If $X\sim \text{Bin}(n,p)$ and $Y|X \sim \text{Bin}(X,q)$, then $Y \sim \text{Bin}(n,pq)$

I interpret this the following way. The probability mass function for $X$ is: $$P(X=x) = \binom{n}{x}p^x(1-p)^{n-x}$$ The conditional mass function for $Y$ given $X=x$ is: $$P(Y=y|X=x) = \binom{x}{y}q^{y} (1-q)^{x-y}$$ The mass function of $Y$ is: $$P(Y=y) = \binom{n}{y} (pq)^y (1-pq)^{n-y}$$

There is no citation for this particular property. I have tried to prove it, but to no avail. I wrote the following R code to get a sense of the veracity of the claim.

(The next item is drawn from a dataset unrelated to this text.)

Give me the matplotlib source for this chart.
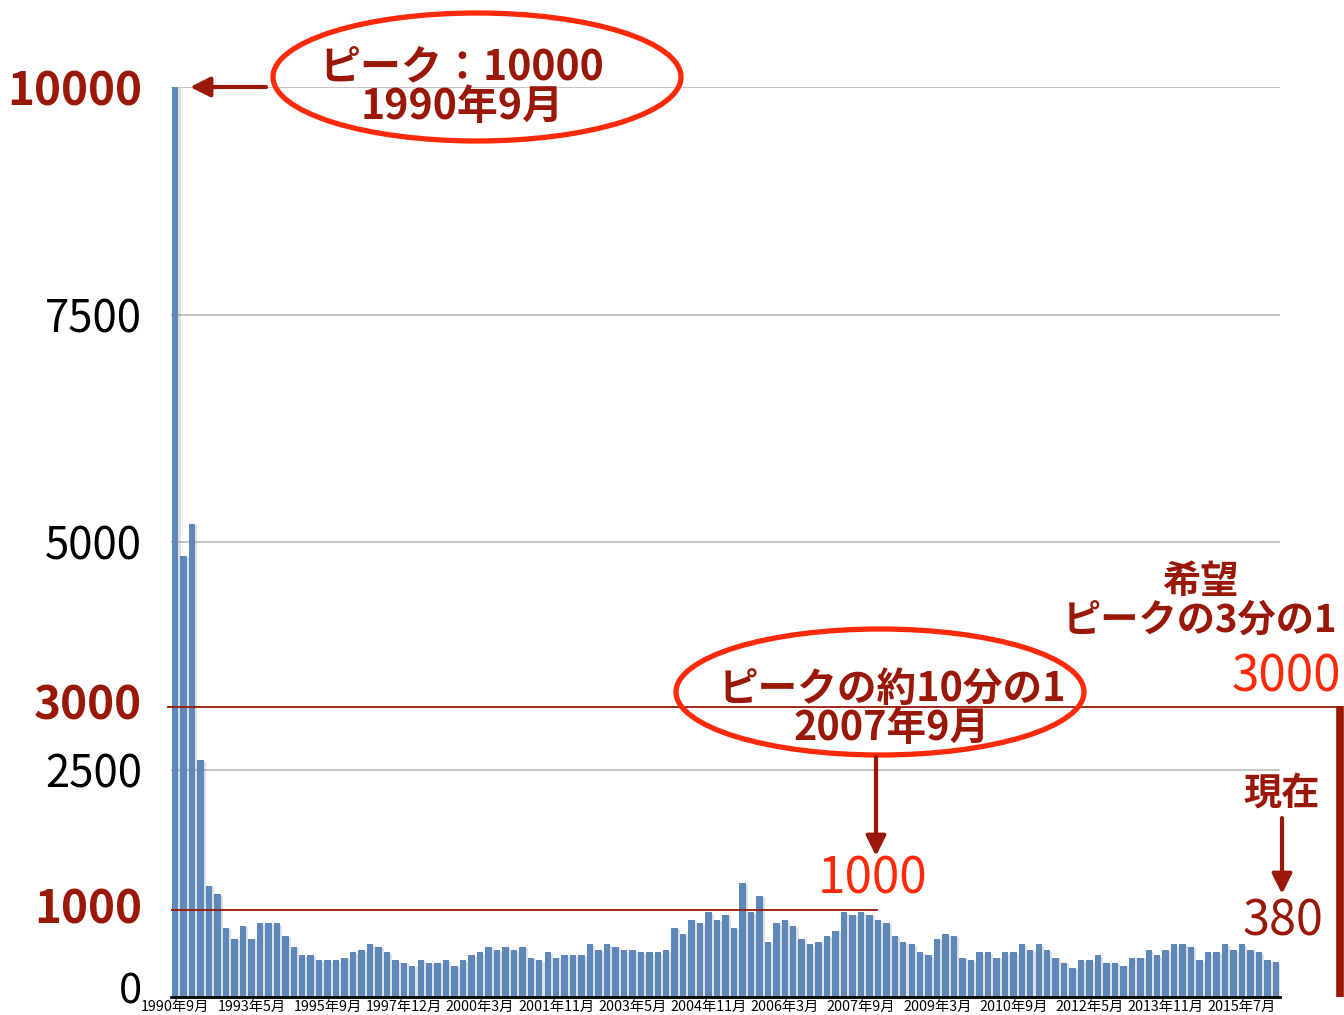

# Observations of X & Y to be generated
obs <- 10000

n <- 10
p <- 0.6
q <- 0.4

X <- rbinom(obs, n, p)
Y <- X

for( i in 1:obs)
{
  Y[i] <- rbinom(1, X[i], q)
}

# Simulated pmf of Y 
hist(Y, breaks=obs)

# Theoretical/claimed pmf
Y_theoretical <- rbinom(obs, n, p*q)
hist(Y_theoretical, breaks=obs)

The two histograms generated are shown below: (The simulated pmf) Simulated distribution (Claimed pmf) Claimed distribution

Both seem identical for the choice of $p$ and $q$.

Can a proof of this claim be provided?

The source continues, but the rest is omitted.